* STATED GOAL
Write out the entries below exactly, starting at the first line and stopping after the line that contains "управление как\\особый тип"; skip all pictures.

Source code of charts
++++++
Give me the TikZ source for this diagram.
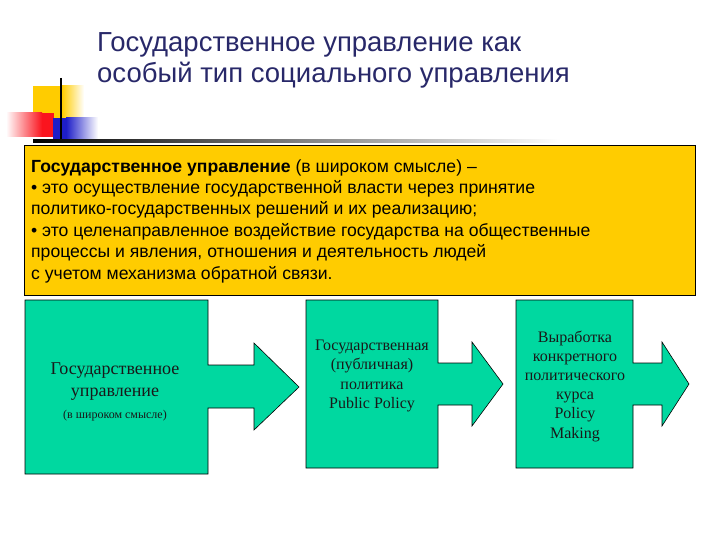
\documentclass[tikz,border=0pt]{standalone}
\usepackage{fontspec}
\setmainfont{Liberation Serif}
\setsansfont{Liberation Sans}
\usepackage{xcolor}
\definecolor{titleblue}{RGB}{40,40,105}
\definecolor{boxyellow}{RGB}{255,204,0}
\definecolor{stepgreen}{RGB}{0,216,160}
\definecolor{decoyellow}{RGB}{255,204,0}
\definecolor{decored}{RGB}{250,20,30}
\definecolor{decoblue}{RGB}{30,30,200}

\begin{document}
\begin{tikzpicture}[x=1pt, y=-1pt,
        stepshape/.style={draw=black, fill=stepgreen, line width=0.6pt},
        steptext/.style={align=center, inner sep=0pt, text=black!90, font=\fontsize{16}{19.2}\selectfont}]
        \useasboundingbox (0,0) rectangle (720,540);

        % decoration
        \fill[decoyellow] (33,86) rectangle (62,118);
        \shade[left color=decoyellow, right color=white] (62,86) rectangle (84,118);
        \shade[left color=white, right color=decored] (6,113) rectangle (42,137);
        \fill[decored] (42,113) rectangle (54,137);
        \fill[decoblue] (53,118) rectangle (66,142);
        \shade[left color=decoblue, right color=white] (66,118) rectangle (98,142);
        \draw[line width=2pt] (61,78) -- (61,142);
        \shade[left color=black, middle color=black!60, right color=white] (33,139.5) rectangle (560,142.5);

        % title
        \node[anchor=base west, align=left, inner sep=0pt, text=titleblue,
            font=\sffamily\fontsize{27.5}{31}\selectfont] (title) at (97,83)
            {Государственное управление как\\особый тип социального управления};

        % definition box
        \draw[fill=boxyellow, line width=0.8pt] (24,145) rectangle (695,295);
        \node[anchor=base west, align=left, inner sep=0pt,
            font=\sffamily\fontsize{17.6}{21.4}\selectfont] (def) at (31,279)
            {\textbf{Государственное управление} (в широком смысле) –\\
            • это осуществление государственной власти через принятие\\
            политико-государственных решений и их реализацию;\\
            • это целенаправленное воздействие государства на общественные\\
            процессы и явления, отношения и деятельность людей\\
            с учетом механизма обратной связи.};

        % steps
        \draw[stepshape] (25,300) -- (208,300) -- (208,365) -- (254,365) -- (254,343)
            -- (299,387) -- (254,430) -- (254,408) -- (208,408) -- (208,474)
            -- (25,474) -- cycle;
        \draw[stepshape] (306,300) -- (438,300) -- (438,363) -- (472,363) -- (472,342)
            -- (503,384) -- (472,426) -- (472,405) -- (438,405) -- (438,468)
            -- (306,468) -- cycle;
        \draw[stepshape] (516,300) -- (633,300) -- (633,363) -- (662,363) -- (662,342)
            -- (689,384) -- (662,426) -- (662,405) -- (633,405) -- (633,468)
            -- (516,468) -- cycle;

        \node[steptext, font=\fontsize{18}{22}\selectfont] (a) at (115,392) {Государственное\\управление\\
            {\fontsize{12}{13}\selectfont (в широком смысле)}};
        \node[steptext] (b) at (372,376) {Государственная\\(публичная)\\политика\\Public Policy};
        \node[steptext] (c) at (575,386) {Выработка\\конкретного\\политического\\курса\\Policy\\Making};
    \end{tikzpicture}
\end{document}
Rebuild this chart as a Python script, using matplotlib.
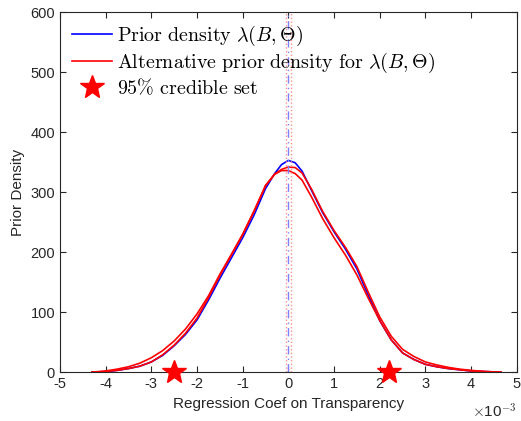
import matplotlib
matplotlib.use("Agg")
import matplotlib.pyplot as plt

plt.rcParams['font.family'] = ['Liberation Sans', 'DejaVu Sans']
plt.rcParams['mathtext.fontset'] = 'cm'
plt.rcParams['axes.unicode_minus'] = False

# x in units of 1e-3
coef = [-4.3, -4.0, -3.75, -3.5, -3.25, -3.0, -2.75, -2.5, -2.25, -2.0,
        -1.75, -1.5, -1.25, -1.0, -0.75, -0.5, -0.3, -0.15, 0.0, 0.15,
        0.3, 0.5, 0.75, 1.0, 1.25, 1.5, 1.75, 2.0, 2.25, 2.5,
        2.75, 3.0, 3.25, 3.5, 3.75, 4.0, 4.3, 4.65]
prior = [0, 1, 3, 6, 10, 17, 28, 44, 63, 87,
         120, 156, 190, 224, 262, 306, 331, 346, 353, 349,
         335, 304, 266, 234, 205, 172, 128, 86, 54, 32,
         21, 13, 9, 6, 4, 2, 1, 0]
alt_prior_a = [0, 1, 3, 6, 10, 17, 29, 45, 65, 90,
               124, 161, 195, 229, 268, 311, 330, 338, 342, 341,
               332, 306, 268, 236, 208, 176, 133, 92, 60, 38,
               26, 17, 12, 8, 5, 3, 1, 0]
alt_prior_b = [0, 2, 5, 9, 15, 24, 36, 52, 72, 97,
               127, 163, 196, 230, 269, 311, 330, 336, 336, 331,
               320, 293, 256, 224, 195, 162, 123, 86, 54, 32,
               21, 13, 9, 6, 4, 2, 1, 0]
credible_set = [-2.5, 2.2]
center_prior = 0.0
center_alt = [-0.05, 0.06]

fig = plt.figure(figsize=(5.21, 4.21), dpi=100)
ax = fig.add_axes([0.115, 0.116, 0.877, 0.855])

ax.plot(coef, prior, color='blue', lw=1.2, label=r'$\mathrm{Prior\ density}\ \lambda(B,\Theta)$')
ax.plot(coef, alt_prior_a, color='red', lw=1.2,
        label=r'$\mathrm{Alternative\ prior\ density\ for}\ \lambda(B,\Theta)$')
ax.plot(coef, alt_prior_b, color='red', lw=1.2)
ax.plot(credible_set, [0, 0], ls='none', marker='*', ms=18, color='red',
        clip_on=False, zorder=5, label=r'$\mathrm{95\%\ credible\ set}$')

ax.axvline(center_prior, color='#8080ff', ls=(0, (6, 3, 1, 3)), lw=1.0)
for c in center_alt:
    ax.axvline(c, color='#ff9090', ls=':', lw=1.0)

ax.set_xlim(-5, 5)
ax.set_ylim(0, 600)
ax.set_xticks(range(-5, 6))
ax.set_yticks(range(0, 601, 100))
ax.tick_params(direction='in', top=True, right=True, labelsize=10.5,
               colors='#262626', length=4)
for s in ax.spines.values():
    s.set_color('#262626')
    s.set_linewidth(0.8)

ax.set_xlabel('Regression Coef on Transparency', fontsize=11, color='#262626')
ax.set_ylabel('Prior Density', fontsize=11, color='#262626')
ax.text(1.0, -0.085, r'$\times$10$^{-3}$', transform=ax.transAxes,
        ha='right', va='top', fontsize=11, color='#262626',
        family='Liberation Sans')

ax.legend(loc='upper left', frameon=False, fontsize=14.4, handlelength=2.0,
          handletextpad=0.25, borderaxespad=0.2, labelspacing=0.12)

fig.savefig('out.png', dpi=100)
++++++
* PROBLEM SOLUTION
Give me the TikZ source for this diagram.
\documentclass[tikz,border=0pt]{standalone}
\usepackage{fontspec}
\setmainfont{Liberation Serif}
\setsansfont{Liberation Sans}
\usepackage{xcolor}
\definecolor{titleblue}{RGB}{40,40,105}
\definecolor{boxyellow}{RGB}{255,204,0}
\definecolor{stepgreen}{RGB}{0,216,160}
\definecolor{decoyellow}{RGB}{255,204,0}
\definecolor{decored}{RGB}{250,20,30}
\definecolor{decoblue}{RGB}{30,30,200}

\begin{document}
\begin{tikzpicture}[x=1pt, y=-1pt,
        stepshape/.style={draw=black, fill=stepgreen, line width=0.6pt},
        steptext/.style={align=center, inner sep=0pt, text=black!90, font=\fontsize{16}{19.2}\selectfont}]
        \useasboundingbox (0,0) rectangle (720,540);

        % decoration
        \fill[decoyellow] (33,86) rectangle (62,118);
        \shade[left color=decoyellow, right color=white] (62,86) rectangle (84,118);
        \shade[left color=white, right color=decored] (6,113) rectangle (42,137);
        \fill[decored] (42,113) rectangle (54,137);
        \fill[decoblue] (53,118) rectangle (66,142);
        \shade[left color=decoblue, right color=white] (66,118) rectangle (98,142);
        \draw[line width=2pt] (61,78) -- (61,142);
        \shade[left color=black, middle color=black!60, right color=white] (33,139.5) rectangle (560,142.5);

        % title
        \node[anchor=base west, align=left, inner sep=0pt, text=titleblue,
            font=\sffamily\fontsize{27.5}{31}\selectfont] (title) at (97,83)
            {Государственное управление как\\особый тип социального управления};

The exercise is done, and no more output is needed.